> _Source material_
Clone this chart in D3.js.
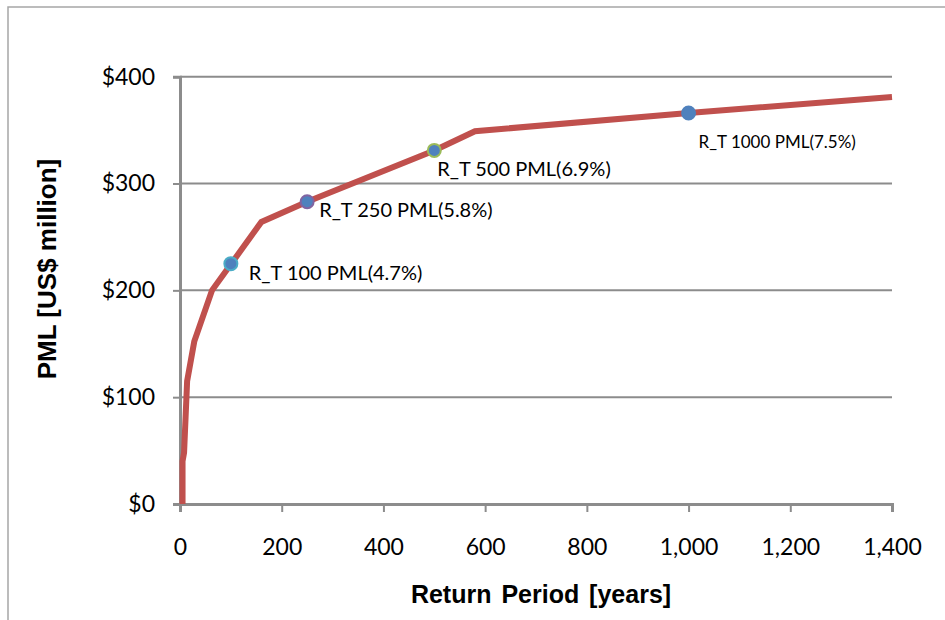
<!DOCTYPE html>
<html><head><meta charset="utf-8">
<script src="https://cdn.jsdelivr.net/npm/d3@7"></script>
<style>body{margin:0;background:#fff}svg{display:block}</style>
</head><body>
<svg id="c" width="945" height="620"></svg>
<script>
// Data
const returnPeriods = [5, 5, 8, 14, 28, 63, 160, 250, 500, 580, 1000, 1400];
const pmlValues     = [0, 40, 48, 115, 152, 200, 264, 283, 331, 349, 366, 381];
const markerPeriods = [100, 250, 500, 1000];
const markerValues  = [225, 283, 331, 366];
const markerLabels  = ["R_T 100 PML(4.7%)", "R_T 250 PML(5.8%)", "R_T 500 PML(6.9%)", "R_T 1000 PML(7.5%)"];
const xTicks = [0, 200, 400, 600, 800, 1000, 1200, 1400];
const yTicks = [0, 100, 200, 300, 400];

// Styles
const markerStroke = ["#4bacc6", "#8064a2", "#9bbb59", "#4f81bd"];
const labelDx = [18, 12, 3, 10];
const labelDy = [16, 15, 26, 35];
const labelSize = [20, 20, 20, 17];

const svg = d3.select("#c");
svg.append("rect").attr("x", 8).attr("y", 7).attr("width", 1000).attr("height", 700)
  .attr("fill", "none").attr("stroke", "#a6a6a6").attr("stroke-width", 1.5);

const x = d3.scaleLinear().domain([0, 1400]).range([180, 892]);
const y = d3.scaleLinear().domain([0, 400]).range([504, 76.7]);
const font = "Lato, 'Open Sans', sans-serif";

// gridlines
svg.append("g").selectAll("line").data(yTicks.filter(d => d > 0)).join("line")
  .attr("x1", x(0)).attr("x2", x(1400)).attr("y1", d => y(d)).attr("y2", d => y(d))
  .attr("stroke", "#8c8c8c").attr("stroke-width", 2);

// axes
const yAxis = svg.append("g").attr("transform", `translate(${x(0)},0)`)
  .call(d3.axisLeft(y).tickValues(yTicks).tickFormat(d => "$" + d).tickSize(7).tickPadding(18));
const xAxis = svg.append("g").attr("transform", `translate(0,${y(0)})`)
  .call(d3.axisBottom(x).tickValues(xTicks).tickFormat(d3.format(",")).tickSize(8).tickPadding(27));
[yAxis, xAxis].forEach(g => {
  g.select(".domain").attr("stroke", "#8c8c8c").attr("stroke-width", 3);
  g.selectAll(".tick line").attr("stroke", "#8c8c8c").attr("stroke-width", 2);
  g.selectAll("text").attr("font-family", font).attr("font-size", 23).attr("fill", "#000");
});
xAxis.selectAll("text").attr("dy", "0.71em");

// curve
const line = d3.line().x(d => x(d[0])).y(d => y(d[1]));
svg.append("path").datum(returnPeriods.map((p, i) => [p, pmlValues[i]]))
  .attr("d", line).attr("fill", "none").attr("stroke", "#c0504d")
  .attr("stroke-width", 6).attr("stroke-linejoin", "miter");

// markers
const m = svg.append("g").selectAll("g").data(markerPeriods).join("g");
m.append("circle").attr("cx", d => x(d)).attr("cy", (d, i) => y(markerValues[i])).attr("r", 6.5)
  .attr("fill", "#4f81bd").attr("stroke", (d, i) => markerStroke[i]).attr("stroke-width", 2);
m.append("text").attr("x", (d, i) => x(d) + labelDx[i]).attr("y", (d, i) => y(markerValues[i]) + labelDy[i])
  .attr("font-family", font).attr("font-size", (d, i) => labelSize[i]).attr("fill", "#000")
  .text((d, i) => markerLabels[i]);

// titles
svg.append("text").attr("x", 541).attr("y", 603).attr("text-anchor", "middle")
  .attr("font-family", "'Liberation Sans', Arial, sans-serif").attr("font-weight", "bold")
  .attr("font-size", 25).attr("word-spacing", 3).text("Return Period [years]");
svg.append("text").attr("transform", "translate(56,269) rotate(-90)").attr("text-anchor", "middle")
  .attr("font-family", "'Liberation Sans', Arial, sans-serif").attr("font-weight", "bold")
  .attr("font-size", 26).text("PML [US$ million]");
</script>
</body></html>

> _Prompt_
Make an exact copy of the lines from the top of the material through the line with "const yTicks = [0, 100, 200, 300, 400];", pictures excluded.

> _Task output_
Clone this chart in D3.js.
<!DOCTYPE html>
<html><head><meta charset="utf-8">
<script src="https://cdn.jsdelivr.net/npm/d3@7"></script>
<style>body{margin:0;background:#fff}svg{display:block}</style>
</head><body>
<svg id="c" width="945" height="620"></svg>
<script>
// Data
const returnPeriods = [5, 5, 8, 14, 28, 63, 160, 250, 500, 580, 1000, 1400];
const pmlValues     = [0, 40, 48, 115, 152, 200, 264, 283, 331, 349, 366, 381];
const markerPeriods = [100, 250, 500, 1000];
const markerValues  = [225, 283, 331, 366];
const markerLabels  = ["R_T 100 PML(4.7%)", "R_T 250 PML(5.8%)", "R_T 500 PML(6.9%)", "R_T 1000 PML(7.5%)"];
const xTicks = [0, 200, 400, 600, 800, 1000, 1200, 1400];
const yTicks = [0, 100, 200, 300, 400];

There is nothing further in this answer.